The ACR has had many critical recent advocacy successes—some primarily through our own advocacy efforts, but others due in part to the ACR’s work in broader coalitions. One of the most important of these relationships is with the American Medical Association (AMA), the country’s largest and most visible physician society. Given our relatively small subspecialty, the ACR’s involvement with the AMA provides rheumatology with a megaphone to amplify our voice at both federal and state levels.
2022 is a particularly critical year for the ACR’s representation in AMA policy bodies and its ability to participate in and influence the AMA’s policy decisions. We are entering our five-year membership review, in which the ACR must demonstrate enough of its members have joined or renewed their AMA membership. We cannot afford to be sidelined and lose rheumatology’s voice with the AMA at this critical juncture. We need all U.S. ACR members’ help by joining or renewing their AMA membership to protect our members and our subspecialty, as well as our patients’ access to care.
This representation allows the ACR to add to AMA official policies and spur AMA action on issues important to our specialty. In recent years, the ACR has authored and led or cosponsored actions on key rheumatology issues, including:
- Pharmacy benefit manager reform;
- Copay accumulator policies;
- Stakeholder engagement in Medicare Administrative Contractor Policy;
- Complex treatment administration and reimbursement;
- Fighting payer financial incentives to patients for switching treatments;
- Stopping mandatory payment models from the Centers for Medicare & Medicaid Services Innovation Center and elsewhere;
- Home infusion issues;
- Biosimilar interchangeability;
- Drug pricing issues;
- Private payers and consultation codes;
- Prior authorization and Medicare Advantage; and
- Step therapy reform.
By joining or renewing your AMA membership, you will help rheumatology maintain its seat at the table where key policies are made. The ACR will be able to continue to participate in many areas of the AMA that directly affect you and your patients.
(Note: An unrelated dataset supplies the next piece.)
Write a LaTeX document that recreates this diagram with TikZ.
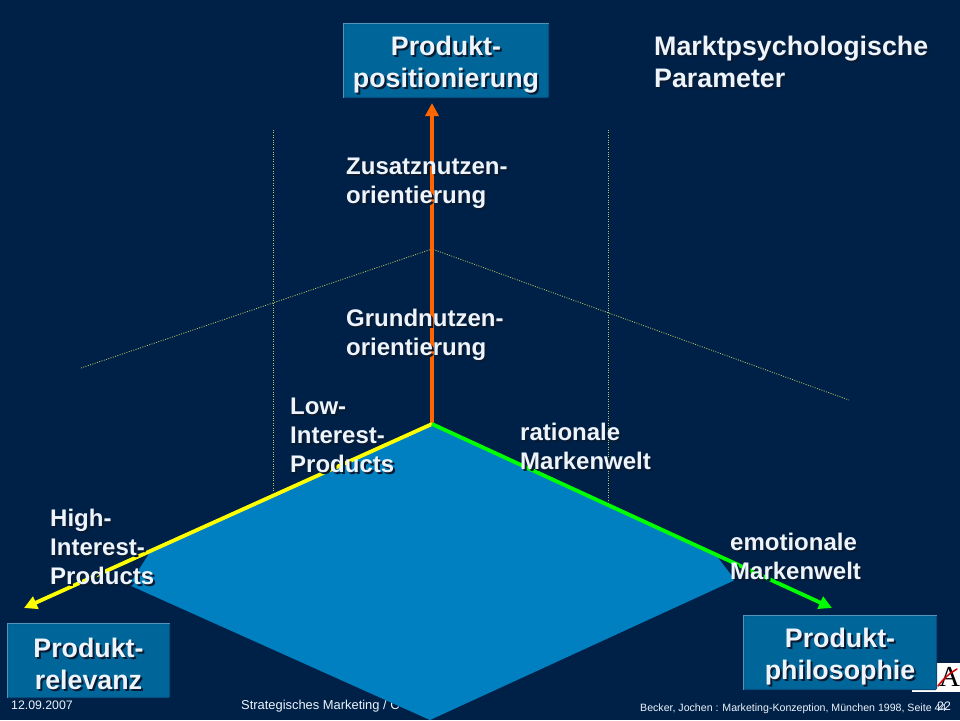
\documentclass[tikz,border=0pt]{standalone}
\usepackage{fontspec}
\setmainfont{Liberation Sans}
\newfontfamily\logofont{Liberation Serif}
\usetikzlibrary{arrows.meta}
\definecolor{bgnavy}{HTML}{002147}
\definecolor{planeblue}{HTML}{0080C0}
\definecolor{boxblue}{HTML}{006699}
\definecolor{boxedge}{HTML}{4F94BD}
\definecolor{boxshade}{HTML}{0A4A78}
\definecolor{paletext}{HTML}{EDF4FC}
\definecolor{shade}{HTML}{0A1A30}
\definecolor{guide}{HTML}{B4C468}
\definecolor{axisorange}{HTML}{FF6600}
\definecolor{axisyellow}{HTML}{FFFF00}
\definecolor{axisgreen}{HTML}{00FF00}
\newcommand{\st}[1]{\leavevmode\rlap{\kern2pt\raisebox{-2pt}{\textcolor{shade}{#1}}}#1}
\newcommand{\drop}{\rule{0pt}{29pt}}
\tikzset{
  x=1pt,y=-1pt,
  titlebox/.style={fill=boxblue,draw=boxshade,line width=1pt,rounded corners=1pt,inner sep=0pt,align=center,text=paletext,
    font=\fontsize{26.8}{32}\selectfont\bfseries},
  boxrim/.style={draw=boxedge,line width=1pt},
  biglabel/.style={anchor=north west,inner sep=0pt,align=left,text=paletext,font=\fontsize{26.8}{32}\selectfont\bfseries},
  smalllabel/.style={anchor=north west,inner sep=0pt,align=left,text=paletext,font=\fontsize{24}{29}\selectfont\bfseries},
  footer/.style={anchor=base west,inner sep=0pt,text=paletext,font=\fontsize{12.3}{14}\selectfont},
  guideline/.style={draw=guide,line width=0.8pt,dash pattern=on 1pt off 1.4pt},
  axis/.style={line width=3.8pt,-{Triangle[length=13pt,width=13pt]}},
}
\begin{document}
\begin{tikzpicture}
\useasboundingbox (0,0) rectangle (960,720);
\fill[bgnavy] (0,0) rectangle (960,720);

% coordinates
\coordinate (origin) at (432,424);
\coordinate (apex) at (432,249);
\coordinate (guideL) at (81,368);
\coordinate (guideR) at (849,400);
\coordinate (v1a) at (273,130);
\coordinate (v1b) at (273,492);
\coordinate (v2a) at (608,130);
\coordinate (v2b) at (608,502);
\coordinate (tipUp) at (432,103);
\coordinate (tipL) at (24,608);
\coordinate (tipR) at (832,608);

% guides
\draw[guideline] (guideL) -- (apex) -- (guideR);
\draw[guideline] (v1a) -- (v1b);
\draw[guideline] (v2a) -- (v2b);

% footer text partly covered by the plane
\node[footer,font=\fontsize{12.9}{14}\selectfont] (foot2) at (241,709) {Strategisches Marketing / C};

% plane
\fill[planeblue] (origin) -- (152,549) -- (129,585) -- (430,720) -- (735,580) -- (716,555) -- cycle;

% logo
\fill[white] (912,663) rectangle (960,692);
\node[anchor=center,inner sep=0pt,font=\fontsize{29}{29}\selectfont\logofont,text=black] (logo) at (949.5,677) {A};
\draw[red!85!black,line width=1.5pt,line cap=round] (938,686) .. controls (944,678) and (950,673) .. (957,669);

% axes
\draw[axis,axisorange] (origin) -- (tipUp);
\draw[axis,axisyellow] (origin) -- (tipL);
\draw[axis,axisgreen] (origin) -- (tipR);

% boxes
\node[titlebox,minimum width=205pt,minimum height=74pt] (top) at (446,60.5) {\drop\st{Produkt-}\\\st{positionierung}};
\draw[boxrim] (top.south west) -- (top.north west) -- (top.north east);
\node[titlebox,minimum width=162pt,minimum height=74pt] (left) at (88.5,660.5) {\drop\st{Produkt-}\\\st{relevanz}};
\draw[boxrim] (left.south west) -- (left.north west) -- (left.north east);
\node[titlebox,minimum width=193pt,minimum height=74pt] (right) at (840,652.5) {\drop\st{Produkt-}\\\st{philosophie}};
\draw[boxrim] (right.south west) -- (right.north west) -- (right.north east);

% labels
\node[biglabel] (title) at (654,36) {\st{Marktpsychologische}\\\st{Parameter}};
\node[smalllabel] (zusatz) at (346,158) {\st{Zusatznutzen-}\\\st{orientierung}};
\node[smalllabel] (grund) at (346,309) {\st{Grundnutzen-}\\\st{orientierung}};
\node[smalllabel] (low) at (290,398) {\st{Low-}\\\st{Interest-}\\\st{Products}};
\node[smalllabel] (high) at (50,509) {\st{High-}\\\st{Interest-}\\\st{Products}};
\node[smalllabel] (rat) at (520,423) {\st{rationale}\\\st{Markenwelt}};
\node[smalllabel] (emo) at (730,533) {\st{emotionale}\\\st{Markenwelt}};

% footers
\node[footer] (foot1) at (11,709) {12.09.2007};
\node[footer,font=\fontsize{10.6}{13}\selectfont] (foot3) at (640,711.5) {Becker, Jochen : Marketing-Konzeption, München 1998, Seite 44};
\node[footer] (foot4) at (937,710) {22};
\end{tikzpicture}
\end{document}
Key groups include:
- House of Delegates, the legislative and policy-making body of the AMA. Resolutions have the potential to become official policy of the AMA or directives that determine where the AMA focuses its advocacy and policy efforts as the largest and most visible physician association in the country;
- Relative Update Committee (RUC), which advises Medicare on how to value a physician’s work; and
- Current Procedural Terminology (CPT) Advisory Committee, which determines codes and billing for outpatient and office procedures.
The College’s collaboration with the AMA in these and other areas yields positive results for our members and our patients. In fact, many of the AMA’s stances and actions on issues of importance to the rheumatology community were initiated or influenced by the ACR’s involvement in the AMA’s House of Delegates and other processes.